Review of: The Plot to Seize the White House, by Jules Archer
This popular history attempts to show that an organized, funded and potentially successful conspiracy by wealthy financers and businessmen during 1933-34 was thwarted only through the ardent anti-fascist views and testimony of Major Smedley D. Butler of the U.S. Marines. Butler, who retired in 1931 after thirty-five years of distinguished service and two Congressional Medals of Honor, was a blunt, controversial, single-minded advocate of veterans’ causes, like the “bonus” and better pensions. He gradually became a strident advocate of ending foreign wars, which he belatedly (during the 1920s) came to believe only enriched profiteering American commercial interests.
Author Jules Archer has combined a brief descriptive biography with a lengthy narrative account of Butler’s major controversy, a “fascist plot” which tried to induce the popular general to lead a “super organization” of perhaps 500,000 veterans and have himself installed as President Franklin Roosevelt's new “Secretary of General Affairs.” FDR then would be forced to serve as a puppet for big business interests, or be deposed along with the vice president after Butler had been appointed secretary of the state making him able to succeed Roosevelt! This conspiracy Butler revealed during November 1934 in sworn testimony before a House subcommittee (forerunner of the House Un-American Activities Committee), chaired by John McCormack of Massachusetts. Actually, none of the plot’s outline is new, and it can be found in such standard histories as Arthur M. Schlesinger, Jr., The Politics of Upheaval (1960).
Archer’s book has several flaws. He exaggerates the scope and implications of the conspiracy in order to prove an important thesis: that wealthy interest in 1933-35 were prepared to spend millions to preserve a sound-money system and block liberal New Deal economic reforms. Alas, the book is not footnoted. While the author had access to the Butler family papers, transcripts of the hearings, and interviews with participants like McCormack, he produces no convincing evidence that the plot extended beyond purported bond salesman Gerald MacGuire and his principal, millionaire Robert C. Clark.

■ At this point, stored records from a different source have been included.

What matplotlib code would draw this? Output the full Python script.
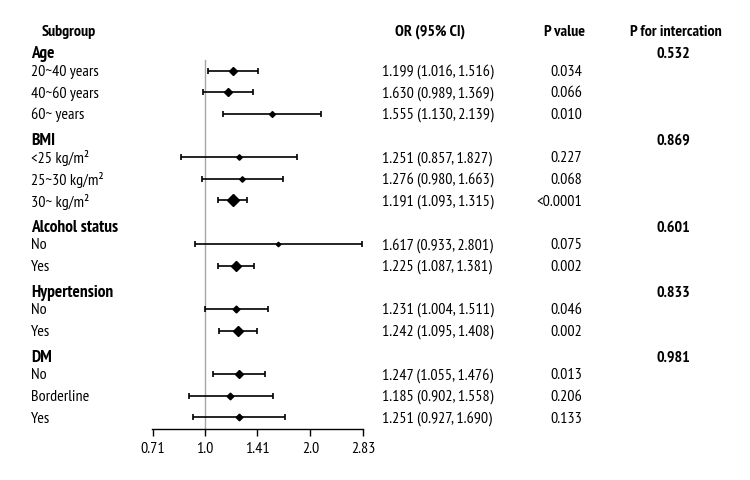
import matplotlib
matplotlib.use("Agg")
import matplotlib.pyplot as plt
import matplotlib.transforms as mtransforms
from matplotlib import font_manager

# a condensed humanist face, close to the original look
names = {f.name for f in font_manager.fontManager.ttflist}
wanted = ['PT Sans Narrow', 'Asap Condensed', 'Fira Sans Condensed', 'Archivo Narrow', 'Barlow Semi Condensed']
chosen = [n for n in wanted if n in names][:1]
plt.rcParams['font.family'] = chosen + ['DejaVu Sans']

groups = ['Age', 'BMI', 'Alcohol status', 'Hypertension', 'DM']
subgroups = [
    ['20~40 years', '40~60 years', '60~ years'],
    ['<25 kg/m²', '25~30 kg/m²', '30~ kg/m²'],
    ['No', 'Yes'],
    ['No', 'Yes'],
    ['No', 'Borderline', 'Yes'],
]
p_interaction = ['0.532', '0.869', '0.601', '0.833', '0.981']

# plotted estimates
or_est = [1.20, 1.166, 1.558, 1.25, 1.28, 1.20, 1.62, 1.225, 1.23, 1.24, 1.25, 1.18, 1.25]
ci_low = [1.02, 0.99, 1.13, 0.857, 0.98, 1.094, 0.935, 1.089, 1.0, 1.095, 1.054, 0.903, 0.928]
ci_high = [1.42, 1.37, 2.15, 1.83, 1.67, 1.32, 2.81, 1.385, 1.51, 1.41, 1.48, 1.56, 1.69]
weights = [4.3, 4.4, 3.0, 2.8, 2.8, 6.2, 2.3, 5.6, 3.5, 5.1, 4.4, 3.4, 3.4]

or_text = ['1.199 (1.016, 1.516)', '1.630 (0.989, 1.369)', '1.555 (1.130, 2.139)',
           '1.251 (0.857, 1.827)', '1.276 (0.980, 1.663)', '1.191 (1.093, 1.315)',
           '1.617 (0.933, 2.801)', '1.225 (1.087, 1.381)',
           '1.231 (1.004, 1.511)', '1.242 (1.095, 1.408)',
           '1.247 (1.055, 1.476)', '1.185 (0.902, 1.558)', '1.251 (0.927, 1.690)']
p_values = ['0.034', '0.066', '0.010', '0.227', '0.068', '<0.0001', '0.075', '0.002',
            '0.046', '0.002', '0.013', '0.206', '0.133']

xticks = [0.71, 1.0, 1.41, 2.0, 2.83]

W, H = 750, 480
fig = plt.figure(figsize=(W / 100, H / 100), dpi=100)
ax_bottom = 429
ax = fig.add_axes([152 / W, (H - ax_bottom) / H, 211.3 / W, ax_bottom / H])
ax.set_xscale('log', base=2)
ax.set_xlim(2 ** -0.5, 2 ** 1.5)
ax.set_ylim(ax_bottom, 0)

# row layout (pixel rows from the top)
header_y = []
item_y = []
y = 53
for g, subs in zip(groups, subgroups):
    header_y.append(y)
    y += 17.5
    for _ in subs:
        item_y.append(y)
        y += 21.6
    y += 26 - 21.6

fs = 11.5
dy = 1.2  # text sits a touch lower than the marks
col = mtransforms.blended_transform_factory(fig.transFigure, ax.transData)

ax.text(69 / W, 31 + dy, 'Subgroup', transform=col, ha='center', va='center', fontsize=fs, fontweight='bold')
ax.text(430 / W, 31 + dy, 'OR (95% CI)', transform=col, ha='center', va='center', fontsize=fs, fontweight='bold')
ax.text(585 / W, 31 + dy, 'P value', transform=col, ha='right', va='center', fontsize=fs, fontweight='bold')
ax.text(676 / W, 31 + dy, 'P for intercation', transform=col, ha='center', va='center', fontsize=fs, fontweight='bold')

k = 0
for gi, (g, subs) in enumerate(zip(groups, subgroups)):
    ax.text(31 / W, header_y[gi] + dy, g, transform=col, ha='left', va='center', fontsize=fs + 1, fontweight='bold')
    ax.text(673 / W, header_y[gi] + dy, p_interaction[gi], transform=col, ha='center', va='center',
            fontsize=fs, fontweight='bold')
    for s in subs:
        ax.text(31 / W, item_y[k] + dy, s, transform=col, ha='left', va='center', fontsize=fs)
        ax.text(382 / W, item_y[k] + dy, or_text[k], transform=col, ha='left', va='center', fontsize=fs)
        ax.text(582 / W, item_y[k] + dy, p_values[k], transform=col, ha='right', va='center', fontsize=fs)
        k += 1

ax.axvline(1.0, ymin=0, ymax=1 - 60 / ax_bottom, color='#a6a6a6', lw=1.0, zorder=1)

for i in range(len(or_est)):
    ax.errorbar(or_est[i], item_y[i],
                xerr=[[or_est[i] - ci_low[i]], [ci_high[i] - or_est[i]]],
                fmt='none', ecolor='black', elinewidth=1.2, capsize=2, capthick=1.2, zorder=2)
    ax.plot(or_est[i], item_y[i], marker='D', color='black', markersize=weights[i], zorder=3)

for s in ['top', 'right', 'left']:
    ax.spines[s].set_visible(False)
ax.spines['bottom'].set_linewidth(1.0)
ax.set_yticks([])
ax.set_xticks(xticks)
ax.set_xticklabels([str(t) for t in xticks], fontsize=fs)
ax.xaxis.set_minor_locator(matplotlib.ticker.NullLocator())
ax.tick_params(axis='x', direction='out', length=5, width=1.0, pad=4.5)

fig.savefig('out.png', dpi=100)
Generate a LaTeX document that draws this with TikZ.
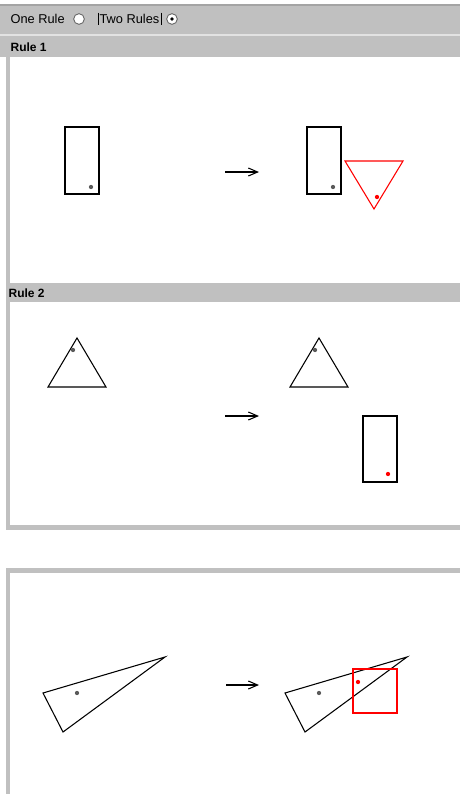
\documentclass[tikz,border=0pt]{standalone}
\usepackage{fontspec}
\setmainfont{Liberation Sans}
\usetikzlibrary{arrows.meta}
\definecolor{cPanel}{HTML}{C0C0C0}
\definecolor{cEdge}{HTML}{A4A4A4}
\definecolor{cLight}{HTML}{E2E2E2}
\definecolor{cDot}{HTML}{5A5A5A}
\definecolor{cNew}{HTML}{FF0000}
\tikzset{
    lbl/.style={font=\fontsize{9.6}{11}\selectfont, inner sep=1pt, anchor=west},
    hdr/.style={lbl, font=\fontsize{9}{10}\selectfont\bfseries},
    radio/.style={circle, draw=cDot, fill=white, line width=0.6pt,
                  minimum size=8pt, inner sep=0pt},
    shp/.style={draw=black, line width=0.8pt},
    newshp/.style={shp, draw=cNew},
    pin/.style={fill=cDot},
    newpin/.style={fill=cNew},
    rulearrow/.style={-{Straight Barb[length=7pt, width=6pt]}, line width=0.8pt},
}

\begin{document}
\begin{tikzpicture}[x=0.75pt, y=-0.75pt]
\useasboundingbox (0,0) rectangle (460,794);

% choice bar: one rule or two rules
\fill[cPanel] (0,4) rectangle (460,34);
\fill[cEdge] (0,4) rectangle (460,5.5);
\fill[cLight] (0,34) rectangle (460,36);
\node[lbl] (oneRule) at (9,19) {One Rule};
\node[radio] (radOne) at (79,19) {};
\node[lbl] (twoRules) at (98,19) {Two Rules};
\draw[line width=0.6pt] (twoRules.north west) -- (twoRules.south west);
\draw[line width=0.6pt] (twoRules.north east) -- (twoRules.south east);
\node[radio] (radTwo) at (172,19) {};
\fill (radTwo) circle (1.4pt);

% rule 1: rectangle -> rectangle + triangle
\fill[cPanel] (0,36) rectangle (460,57);
\node[hdr] (rule1) at (9,47) {Rule 1};
\fill[cPanel] (6,57) rectangle (10,283);
\foreach \dx in {0,242}{
  \draw[shp] ({65+\dx},127) rectangle ({99+\dx},194);
  \fill[pin] ({91+\dx},187) circle (1.6pt);
}
\coordinate (arrA1) at (225,172);
\coordinate (arrA2) at (259,172);
\draw[rulearrow] (arrA1) -- (arrA2);
\draw[newshp] (345,161) -- (403,161) -- (374,209) -- cycle;
\fill[newpin] (377,197) circle (1.6pt);

% rule 2: triangle -> triangle + rectangle
\fill[cPanel] (6,283) rectangle (460,302);
\node[hdr] (rule2) at (7,293) {Rule 2};
\fill[cPanel] (6,302) rectangle (10,530);
\fill[cPanel] (6,525) rectangle (460,530);
\foreach \dx in {0,242}{
  \draw[shp] ({77+\dx},338) -- ({106+\dx},387) -- ({48+\dx},387) -- cycle;
  \fill[pin] ({73+\dx},350) circle (1.6pt);
}
\coordinate (arrB1) at (225,416);
\coordinate (arrB2) at (259,416);
\draw[rulearrow] (arrB1) -- (arrB2);
\draw[shp] (363,416) rectangle (397,482);
\fill[newpin] (388,474) circle (1.6pt);

% result: triangle -> triangle + square
\fill[cPanel] (6,568) rectangle (460,573);
\fill[cPanel] (6,568) rectangle (10,794);
\foreach \dx in {0,242}{
  \draw[shp] ({43+\dx},693) -- ({63+\dx},732) -- ({165+\dx},657) -- cycle;
  \fill[pin] ({77+\dx},693) circle (1.6pt);
}
\coordinate (arrC1) at (226,685);
\coordinate (arrC2) at (259,685);
\draw[rulearrow] (arrC1) -- (arrC2);
\draw[newshp] (353,669) rectangle (397,713);
\fill[newpin] (358,682) circle (1.6pt);

\end{tikzpicture}
\end{document}
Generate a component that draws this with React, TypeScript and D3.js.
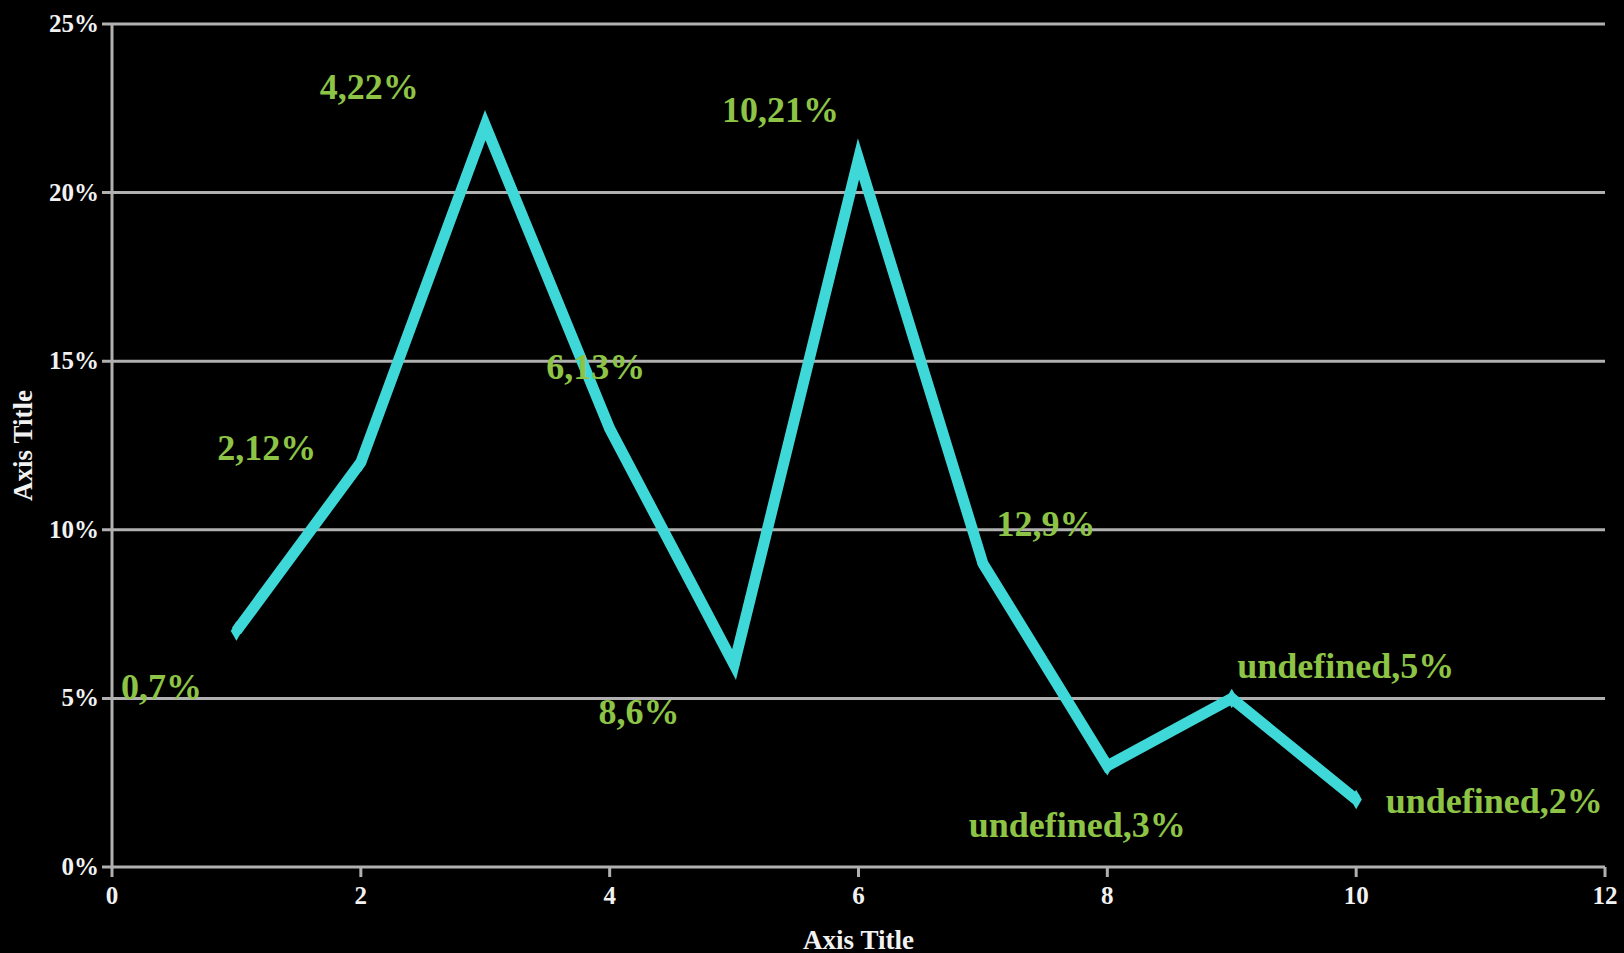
import React from "react";
import * as d3 from "d3";

const xValues = [1, 2, 3, 4, 5, 6, 7, 8, 9, 10];
const yValues = [7, 12, 22, 13, 6, 21, 9, 3, 5, 2];
const labelTexts = ["0,7%", "2,12%", "4,22%", "6,13%", "8,6%", "10,21%", "12,9%", "undefined,3%", "undefined,5%", "undefined,2%"];
const xTicks = [0, 2, 4, 6, 8, 10, 12];
const yTicks = [0, 5, 10, 15, 20, 25];

// label placement offsets (layout only)
const labelOffsets: [number, number][] = [
  [-75, 68], [-94, -2], [-116, -26], [-14, -50], [-95, 59],
  [-78, -37], [63, -28], [-30, 71], [114, -20], [138, 13],
];

const W = 1624;
const H = 953;
const M = { left: 112, right: 19, top: 24, bottom: 86 };

export default function App() {
  const x = d3.scaleLinear().domain([0, 12]).range([M.left, W - M.right]);
  const y = d3.scaleLinear().domain([0, 25]).range([H - M.bottom, M.top]);
  const line = d3
    .line<number>()
    .x((_, i) => x(xValues[i]))
    .y((d) => y(d));
  const diamond = d3.symbol().type(d3.symbolDiamond).size(110)();
  const font = "'Liberation Serif', 'Times New Roman', serif";
  const axisColor = "#b0b0b0";
  return (
    <svg width={W} height={H} style={{ position: "absolute", left: 0, top: 0, background: "#000" }}>
      <rect x={0} y={0} width={W} height={H} fill="#000" />
      {yTicks.map((t) => (
        <g key={"y" + t}>
          <line x1={M.left - 10} x2={W - M.right} y1={y(t)} y2={y(t)} stroke={axisColor} strokeWidth={3} />
          <text x={M.left - 13} y={y(t) + 8} textAnchor="end" fill="#f2f2f2" fontFamily={font} fontWeight="bold" fontSize={25}>
            {t}%
          </text>
        </g>
      ))}
      <line x1={M.left} x2={M.left} y1={M.top} y2={y(0)} stroke={axisColor} strokeWidth={3} />
      {xTicks.map((t) => (
        <g key={"x" + t}>
          <line x1={x(t)} x2={x(t)} y1={y(0)} y2={y(0) + 10} stroke={axisColor} strokeWidth={3} />
          <text x={x(t)} y={y(0) + 37} textAnchor="middle" fill="#f2f2f2" fontFamily={font} fontWeight="bold" fontSize={25}>
            {t}
          </text>
        </g>
      ))}
      <path d={line(yValues) || ""} fill="none" stroke="#3fd8d8" strokeWidth={11} strokeLinejoin="miter" strokeMiterlimit={10} />
      {yValues.map((v, i) => (
        <path key={"m" + i} d={diamond || ""} transform={`translate(${x(xValues[i])},${y(v)})`} fill="#3fd8d8" />
      ))}
      {yValues.map((v, i) => (
        <text
          key={"l" + i}
          x={x(xValues[i]) + labelOffsets[i][0]}
          y={y(v) + labelOffsets[i][1]}
          textAnchor="middle"
          fill="#8dc446"
          fontFamily={font}
          fontWeight="bold"
          fontSize={36}
        >
          {labelTexts[i]}
        </text>
      ))}
      <text x={(M.left + W - M.right) / 2} y={949} textAnchor="middle" fill="#f2f2f2" fontFamily={font} fontWeight="bold" fontSize={27}>
        Axis Title
      </text>
      <text
        transform={`translate(32, ${(M.top + y(0)) / 2}) rotate(-90)`}
        textAnchor="middle"
        fill="#f2f2f2"
        fontFamily={font}
        fontWeight="bold"
        fontSize={27}
      >
        Axis Title
      </text>
    </svg>
  );
}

The evidence did indicate that MacGuire had too much money (about $105,000) to spend on anti-inflation activities, and the he did have schemes about a veterans organization like the French Croix de Feu. But to this group Archer can connect conservatives like Alfred E. Smith, financier J.P. Morgan, and the American Liberty League is only by implication. Nevertheless, the author quotes Speaker McCormak to prove that such a coup “certainly could have” succeeded. (p 215), and asserts that it formed the bases of the best selling 1960s novel and movie, Seven Days in May.
Other flaws mar the book. Most of the plot consists of conversations, quoted or paraphrased, that Butler recalled with various plotters, these were used too extensively. While written in a readable journalistic style, Archer was unfamiliar with the turbulent times in which Butler lives. So the reader is constantly presented with overgeneralizations, to whit, that anti-New Deal newspapers accounted for 80 percent of the press and that therefore FDR was forced to use “fireside chats” in order to reach the nation. More notably, the author consistently fails to put Butler’s involvements into perspective. Thus, Butler (and Archer) assumer that the existence of a financially backed plot meant that fascism was imminent and that the planners represented a wide speared and coherent group, having both the intent and the capacity to execute their ideas. So when his testimony was criticized and even ridiculed in the media and ignored in Washington, Butler saw (and Archer sees) conspiracy everywhere. Instead, it is plausible to conclude that the honest and straightforward, but intellectually and politically unsophisticated, Butler perceived in simplistic terms what were in fact complex trends and events. Thus he leaped to the simplistic conclusion that the President and the Republic were in mortal danger. In essence, Archer swallowed his hero whole.
Archer’s Plot should be compared to well-researches and comprehensive studies on related subjects, like George Wolfskill, The Revolt of the Conservatives (1962), Wolfskill and John A. Hudson, All But the People (1969) and Walter Goodman, The Committee (1968). Because of its flaws, I would not recommend Archer’s book for either upper-level of graduate courses on American history, and its too lengthy and slanted for survey courses.
Clemson University James E. Sargent.